Last Tuesday, North Korea canceled a high-level diplomatic meeting with South Korea and threatened to call off next month’s summit between Donald Trump and Kim Jong Un. North Korea’s statements came just one week after Secretary of State Mike Pompeo returned from Pyongyang with three American citizens held prisoner by the Kim regime and the date for the Trump-Kim summit in hand.
The current episode of tension reflects a wide and dangerous expectation gap between the United States and North Korea, but it should not dissuade the Trump administration from going through with the summit.
If the Trump administration wants to take away the right lessons from North Korea’s display of anger it needs to first understand the root cause of North Korea’s ire. When Pyongyang announced that it was calling off a high-level diplomatic meeting with South Korea it cited the U.S.-South Korea military exercise known as “Max Thunder,” a large-scale air force exercise that has occurred every year since 2009, as the culprit. A statement released by state broadcaster KCNA said, “The maneuver [Max Thunder] is the largest-ever and a reflection of the invariable stand of the U.S. and south (sic) Korea to persist in the ‘maximum pressure and sanctions’ against the DPRK.” In particular, North Korea objected to U.S. F-22 fighters and B-52 bombers participating in the exercise, as the former can easily penetrate North Korean airspace with little chance of detection and the latter is nuclear-capable. After the KCNA denunciation of Max Thunder, the Pentagon released a statement clarifying that B-52s were not slated to participate but North Korea did not drop its opposition to the exercise.
Max Thunder itself is probably not the real reason why North Korea is threatening to call off the Trump-Kim summit. If Kim viewed the exercise as unacceptable he had ample opportunity to raise the issue with the United States and South Korea. The exercise began on May 11 and there was no indication given before or during the exercise that North Korea viewed it as a potential deal breaker. Moreover, if Kim had voiced concerns Washington and Seoul probably would have adjusted some elements of Max Thunder to preserve diplomacy considering they agreed to postpone the annual Foal Eagle exercise so it would take place after the Winter Olympics and adjusted the length of and forces that participated in Foal Eagle to ensure a smooth inter-Korean summit.
Rather than military exercises, North Korean anger stems from two issues. First, Pyongyang seems frustrated about the relative lack of concessions made by the United States in the lead-up to the Trump-Kim summit. In the past month, North Korea freed American detainees and began dismantling its nuclear testing site, but from the North’s perspective, the United States has not taken many similar steps in return.
Second, Kim and his regime are listening to what U.S. officials have said about the upcoming summit and they don’t like what they are hearing, especially from National Security Advisor John Bolton. Indeed, Kim Kye Gwan, North Korea’s vice minister of foreign affairs, called out Bolton by name, saying, “We shed light on the quality of Bolton already in the past, and we do not hide our feeling of repugnance toward him.”

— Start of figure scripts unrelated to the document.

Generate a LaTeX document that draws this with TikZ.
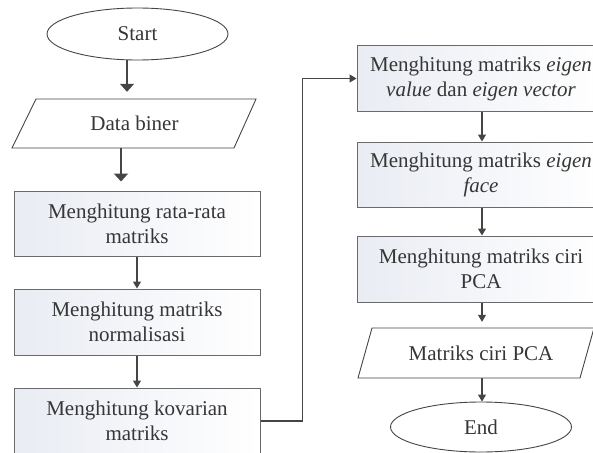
\documentclass[tikz,border=0pt]{standalone}
\usepackage{fontspec}
\setmainfont{Liberation Serif}
\usetikzlibrary{arrows.meta,shapes.geometric,calc}
\definecolor{txtc}{HTML}{363636}
\definecolor{linec}{HTML}{454545}
\definecolor{borderc}{HTML}{6A6A6A}
\definecolor{boxl}{HTML}{E9ECF3}
\tikzset{
  txt/.style={font=\fontsize{21}{25}\selectfont, text=txtc, align=center, inner sep=0pt},
  procbox/.style={txt, draw=borderc, line width=1pt, rectangle, left color=boxl, right color=white, minimum width=246pt, minimum height=65pt},
  term/.style={txt, draw=linec, line width=0.9pt, ellipse, minimum width=181pt, minimum height=52pt},
  iobox/.style={draw=linec, line width=0.9pt},
  conn/.style={draw=linec, line width=1.1pt, -{Triangle[width=8pt,length=7pt]}},
  bigconn/.style={draw=linec, line width=1.1pt, -{Triangle[width=14pt,length=8pt]}},
}
\begin{document}
\begin{tikzpicture}[x=1pt,y=-1pt]
\useasboundingbox (0,0) rectangle (593,452);
\fill[white] (0,0) rectangle (593,452);
\clip (0,0) rectangle (593,452);

% left column
\node[term] (start) at (137.5,34) {Start};
\draw[iobox] (36,99) -- (256,99) -- (234,148) -- (12,148) -- cycle;
\node[txt, minimum height=49pt] (data) at (134.5,123.5) {Data biner};
\node[procbox] (b1) at (137,223.5) {Menghitung rata-rata\\matriks};
\node[procbox, minimum height=66pt] (b2) at (137,322) {Menghitung matriks\\normalisasi};
\node[procbox, minimum height=66pt] (b3) at (137,421) {Menghitung kovarian\\matriks};

% right column
\node[procbox, minimum width=248pt] (r1) at (481,78.5) {Menghitung matriks \textit{eigen}\\\textit{value} dan \textit{eigen vector}};
\node[procbox, minimum width=248pt] (r2) at (481,174.5) {Menghitung matriks \textit{eigen}\\\textit{face}};
\node[procbox, minimum width=248pt, minimum height=66pt] (r3) at (481,269) {Menghitung matriks ciri\\PCA};
\draw[iobox] (372,328) -- (594,328) -- (580,378) -- (358,378) -- cycle;
\node[txt, minimum height=50pt] (para) at (481,353) {Matriks ciri PCA};
\node[term, minimum height=50pt] (end) at (481,427) {End};

% connector x positions
\coordinate (ax1) at (127,0);
\coordinate (ax2) at (121,0);
\coordinate (ax3) at (482,0);

\draw[bigconn, shorten >=7pt] (start.south -| ax1) -- (data.north -| ax1);
\draw[bigconn, line width=2pt, shorten >=9pt] (data.south -| ax2) -- (b1.north -| ax2);
\draw[conn] (b1) -- (b2);
\draw[conn] (b2) -- (b3);
\draw[conn] (b3.east) -- ++(42,0) |- (r1.west);
\draw[conn] (r1.south -| ax3) -- (r2.north -| ax3);
\draw[conn] (r2.south -| ax3) -- (r3.north -| ax3);
\draw[conn, shorten >=6pt] (r3.south -| ax3) -- (para.north -| ax3);
\draw[conn] (para.south -| ax3) -- (end.north -| ax3);
\end{tikzpicture}
\end{document}
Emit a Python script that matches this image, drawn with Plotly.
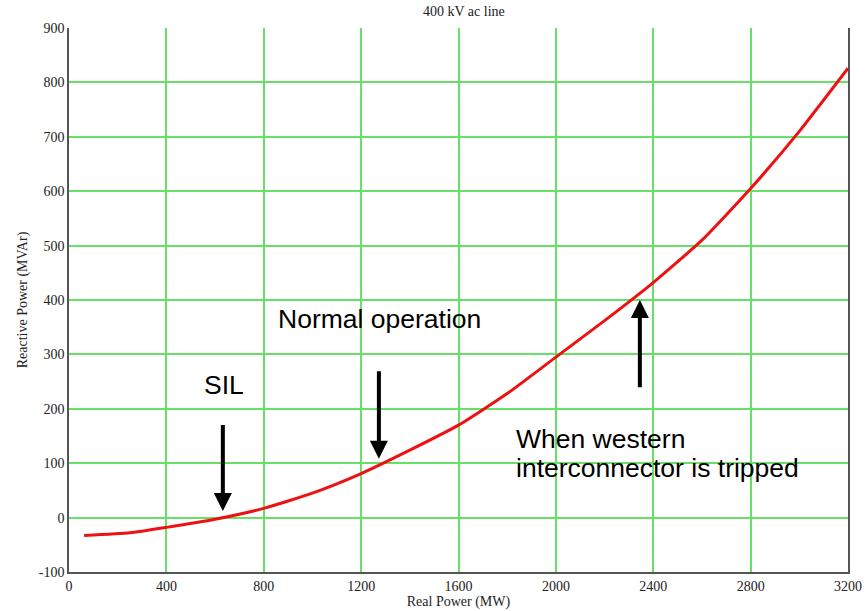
import plotly.graph_objects as go

real_power = [62, 250, 400, 600, 800, 1000, 1200, 1400, 1600, 1800, 2000, 2200, 2400, 2600, 2800, 3000, 3200]
reactive_power = [-33, -28, -18, -3, 17, 45, 81, 124, 170, 228, 295, 362, 432, 510, 605, 710, 826]

x_ticks = [0, 400, 800, 1200, 1600, 2000, 2400, 2800, 3200]
y_ticks = [-100, 0, 100, 200, 300, 400, 500, 600, 700, 800, 900]
y_tick_labels = ["-100", "0", "100", "200", "300", "400", "500", "600", "700", "800", "900"]

serif = "Liberation Serif, Times New Roman, serif"
sans = "Liberation Sans, Arial, sans-serif"
grid = "#66e066"

fig = go.Figure()
fig.add_trace(go.Scatter(x=real_power, y=reactive_power, mode="lines",
                         line=dict(color="#ee1111", width=3, shape="spline", smoothing=0.5),
                         showlegend=False))

arrow = dict(showarrow=True, arrowhead=2, arrowsize=0.9, arrowwidth=4, arrowcolor="black",
             axref="x", ayref="y", text="")
fig.add_annotation(x=632, y=12, ax=632, ay=173, **arrow)
fig.add_annotation(x=1273, y=108, ax=1273, ay=272, **arrow)
fig.add_annotation(x=2345, y=400, ax=2345, ay=237, **arrow)

txt = dict(showarrow=False, font=dict(family=sans, size=26.5, color="black"))
fig.add_annotation(x=636, y=243, text="SIL", **txt)
fig.add_annotation(x=1277, y=365, text="Normal operation", **txt)
fig.add_annotation(x=1830, y=145, text="When western", xanchor="left", **txt)
fig.add_annotation(x=1830, y=91, text="interconnector is tripped", xanchor="left", **txt)

fig.update_layout(
    width=867, height=611,
    margin=dict(l=69, r=19, t=28, b=39),
    paper_bgcolor="white", plot_bgcolor="white",
    title=dict(text="400 kV ac line", x=0.535, xanchor="center", y=0.99, yanchor="top",
               font=dict(family=serif, size=14, color="#222")),
    xaxis=dict(range=[0, 3200], tickvals=x_ticks, showgrid=True, gridcolor=grid, gridwidth=1.5,
               zeroline=False, showline=True, linecolor="#555", linewidth=1.5, automargin=False,
               tickfont=dict(family=serif, size=14, color="#222"), ticks="",
               title=dict(text="Real Power (MW)", font=dict(family=serif, size=14, color="#222"), standoff=2)),
    yaxis=dict(range=[-100, 900], tickvals=y_ticks, ticktext=y_tick_labels, showgrid=True,
               gridcolor=grid, gridwidth=1.5,
               zeroline=False, showline=True, linecolor="#555", linewidth=1.5, mirror=True, automargin=False,
               tickfont=dict(family=serif, size=14, color="#222"), ticks="",
               title=dict(text="Reactive Power (MVAr)", font=dict(family=serif, size=14, color="#222"), standoff=8)),
)

fig.write_html("out.html")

Beyond the personal insults, the North Koreans criticize Bolton for promoting a “Libya model” for North Korean denuclearization. Based on recent statements, Bolton’s use of the term likely refers to an invasive inspections regime. In a recent interview with CBS, Bolton said, “One thing that Libya did that led us to overcome our skepticism was that they allowed American and British observers into all their nuclear related sites. So it wasn’t a question of relying on international mechanisms. We saw them in ways we had never seen before.” However, to the North Koreans, Libya is a cautionary tale because less than ten years after Moammar Gaddafi surrendered his nuclear weapons program he was deposed and brutally killed with the help of American air power.
North Korea’s recent behavior is a sobering reminder about the danger of mismatched expectations. On the one hand, Kim Kye Gwan’s statement indicates that North Korea is approaching the Trump-Kim summit with the expectation that the goal of the summit is to improve the relationship with the United States. Denuclearization is not off the table for the North, but it expects the United States to end the so-called “hostile policy” as a precondition for denuclearization. On the other hand, the Trump administration seems to think that its maximum pressure campaign is an unmitigated success and all-but-predicting that the summit will produce significant progress on denuclearization in exchange for sanctions relief. Critics rightly point out that such claims are premature, at best.
North Korea is likely using the Max Thunder exercise as a tool for reaffirming its expectations in advance of the Trump-Kim summit. The summit is not in mortal danger right now as both Kim and Trump have invested political capital in making the meeting happen and some in the Trump administration has started distancing itself from Bolton’s comments about the “Libya model.” However, both sides need to narrow the current gulf in expectations. If current irreconcilable differences persist, there is a good chance that the summit will end in a dismal failure.